Announced in February, Minnesota-based dairy brand Land O’ Lakes has completed a significant change to all their packaging, removing the iconic Indigenous woman kneeling in a field holding a box of butter while wearing traditional, native garb. According to the brand, the update is now part of a new strategy emphasizing the farmers that make up their co-op. With the Native American butter maiden erased, they now highlight the phrase “Farmer-Owned” above the wordmark.

Although the move comes as Native American mascots are being replaced and even outlawed, Land O’ Lakes sidesteps the controversy, claiming the move is part of a strategy to highlight the farm-to-fork quality of their product, addressing a current consumer trend that is in no way related to the problematic logo they carried since 1928.

Editorial photograph

“As Land O’Lakes looks toward our 100th anniversary, we’ve recognized we need packaging that reflects the foundation and heart of our company culture—and nothing does that better than our farmer-owners whose milk is used to produce Land O’Lakes’ dairy products,” said Beth Ford, president and CEO of Land O’ Lakes, in an announcement.

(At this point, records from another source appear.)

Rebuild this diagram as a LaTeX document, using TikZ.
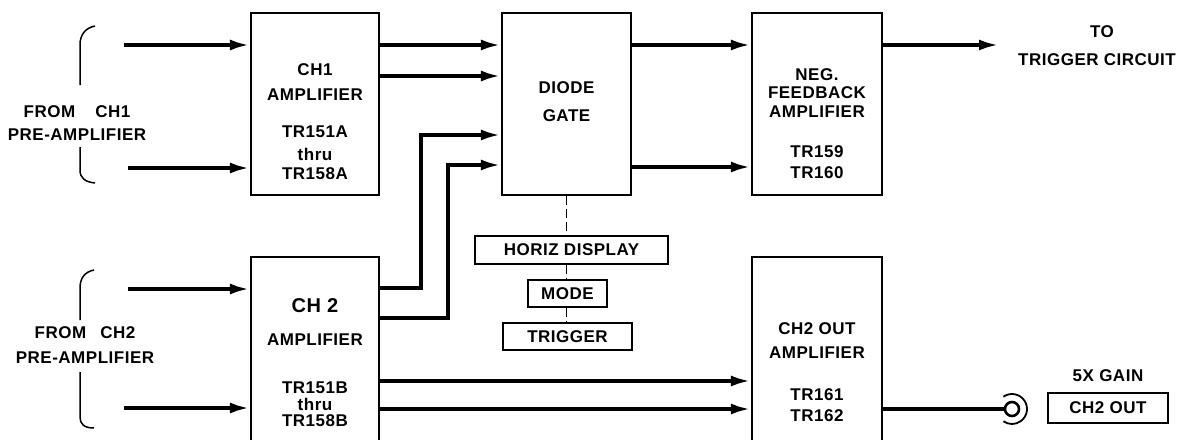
\documentclass[tikz,border=0pt]{standalone}
\usepackage{fontspec}
\setmainfont{Liberation Sans}[LetterSpace=3]
\usetikzlibrary{arrows.meta}
\begin{document}
\begin{tikzpicture}[x=1pt,y=-1pt,
  box/.style={draw, line width=2.2pt, inner sep=0pt},
  sig/.style={line width=3.8pt, -{Latex[length=20pt,width=11pt]}},
  wire/.style={line width=3.8pt},
  dashlink/.style={line width=1.6pt, dash pattern=on 9pt off 4pt},
  txt/.style={font=\bfseries\fontsize{17}{19}\selectfont, inner sep=0pt},
  bigtxt/.style={font=\bfseries\fontsize{20}{22}\selectfont, inner sep=0pt},
  brk/.style={line width=1.5pt}]
\useasboundingbox (0,0) rectangle (1188,439);
\begin{scope}
\clip (0,0) rectangle (1188,439);
% boxes
\node[box, minimum width=128pt, minimum height=182pt] (ch1) at (315,104) {};
\node[box, minimum width=129pt, minimum height=182pt] (dg) at (566.5,104) {};
\node[box, minimum width=130pt, minimum height=182pt] (nf) at (817,104) {};
\node[box, minimum width=128pt, minimum height=213pt] (ch2) at (315,363.5) {};
\node[box, minimum width=130pt, minimum height=213pt] (co) at (817,363.5) {};
\node[box, line width=1.8pt, minimum width=193pt, minimum height=28pt] (hd) at (571.5,250) {};
\node[box, line width=1.8pt, minimum width=79pt, minimum height=27pt] (md) at (567.5,293.5) {};
\node[box, line width=1.8pt, minimum width=129pt, minimum height=27pt] (tg) at (567.5,336.5) {};
\node[box, line width=1.8pt, minimum width=120pt, minimum height=30pt] (outbox) at (1108,408) {};
\node[circle, draw, line width=2.6pt, minimum size=14pt, inner sep=0pt] (jack) at (1012,409) {};
\draw[line width=1.8pt] (jack.center) ++(125:15pt) arc[start angle=125, end angle=-125, radius=15pt];

% texts
\node[txt] (t1a) at (315,70) {CH1};
\node[txt] (t1b) at (315,95) {AMPLIFIER};
\node[txt] (t1c) at (315,132) {TR151A};
\node[txt] (t1d) at (315,154) {thru};
\node[txt] (t1e) at (315,174) {TR158A};
\node[txt] (tdg1) at (566.5,88) {DIODE};
\node[txt] (tdg2) at (566.5,116) {GATE};
\node[txt] (tnf1) at (817,75) {NEG.};
\node[txt] (tnf2) at (817,93) {FEEDBACK};
\node[txt] (tnf3) at (817,112) {AMPLIFIER};
\node[txt] (tnf4) at (817,152) {TR159};
\node[txt] (tnf5) at (817,173) {TR160};
\node[bigtxt] (t2a) at (315,306) {CH 2};
\node[txt] (t2b) at (315,340) {AMPLIFIER};
\node[txt] (t2c) at (315,388) {TR151B};
\node[txt] (t2d) at (315,404) {thru};
\node[txt] (t2e) at (315,421) {TR158B};
\node[txt] (tco1) at (817,329) {CH2 OUT};
\node[txt] (tco2) at (817,353) {AMPLIFIER};
\node[txt] (tco3) at (817,395) {TR161};
\node[txt] (tco4) at (817,416) {TR162};
\node[txt] at (hd.center) {HORIZ DISPLAY};
\node[txt] at (md.center) {MODE};
\node[txt] at (tg.center) {TRIGGER};
\node[txt] at (outbox.center) {CH2 OUT};
\node[txt] (gain) at (1108,376) {5X GAIN};
\node[txt] (to1) at (1102,32) {TO};
\node[txt] (to2) at (1097,60) {TRIGGER CIRCUIT};
\node[txt] (f1a) at (77,112) {FROM\hspace{20pt}CH1};
\node[txt] (f1b) at (77,135) {PRE-AMPLIFIER};
\node[txt] (f2a) at (85,333) {FROM\hspace{14pt}CH2};
\node[txt] (f2b) at (85,358) {PRE-AMPLIFIER};

% brackets
\draw[brk] (95,26) .. controls (85,28) and (80,35) .. (80,45) -- (80,85);
\draw[brk] (80,147) -- (80,170) .. controls (80,178) and (85,182) .. (95,183);
\draw[brk] (94,270) .. controls (84,272) and (80,279) .. (80,288) -- (80,320);
\draw[brk] (80,372) -- (80,417) .. controls (80,424) and (84,428) .. (94,428);

% free input ends
\coordinate (i1) at (124,45);
\coordinate (i2) at (128,168);
\coordinate (i3) at (128,289);
\coordinate (i4) at (124,408);
\coordinate (otr) at (999,45);

% connectors
\draw[sig] (i1) -- (ch1.west |- i1);
\draw[sig] (i2) -- (ch1.west |- i2);
\draw[sig] (ch1.east |- 0,45) -- (dg.west |- 0,45);
\draw[sig] (ch1.east |- 0,76) -- (dg.west |- 0,76);
\draw[sig] (ch2.east |- 0,288) -| (421,135) -- (dg.west |- 0,135);
\draw[sig] (ch2.east |- 0,318) -| (448,165) -- (dg.west |- 0,165);
\draw[sig] (dg.east |- 0,45) -- (nf.west |- 0,45);
\draw[sig] (dg.east |- 0,167) -- (nf.west |- 0,167);
\draw[sig] (nf.east |- otr) -- (otr);
\draw[sig] (i3) -- (ch2.west |- i3);
\draw[sig] (i4) -- (ch2.west |- i4);
\draw[sig] (ch2.east |- 0,381) -- (co.west |- 0,381);
\draw[sig] (ch2.east |- 0,409) -- (co.west |- 0,409);
\draw[wire] (co.east |- jack) -- (jack.west);

\draw[dashlink] (dg.south) -- (dg.south |- hd.north);
\draw[dashlink] (dg.south |- hd.south) -- (dg.south |- md.north);
\draw[dashlink] (dg.south |- md.south) -- (dg.south |- tg.north);
\end{scope}
\end{tikzpicture}
\end{document}
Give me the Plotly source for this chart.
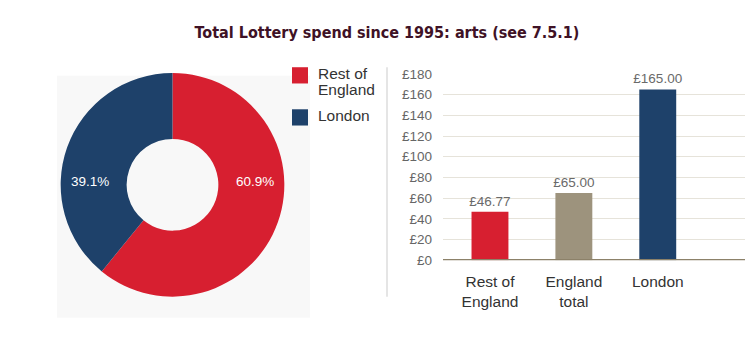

“As a farmer-owned co-op, we strongly feel the need to better connect the men and women who grow our food with those who consume it,” Ford added in the same announcement. “Our farmer-to-fork structure gives us a unique ability to bridge this divide."

Editorial photograph

As the rebrand reaches more people, some like Peggy Flanagan, Lieutenant Governor of Minnesota, herself a member of the White Earth Band of Ojibwe tribe, praised the move, saying in a tweet, “Thank you to Land O’Lakes for making this important and needed change. Native people are not mascots or logos. We are very much still here."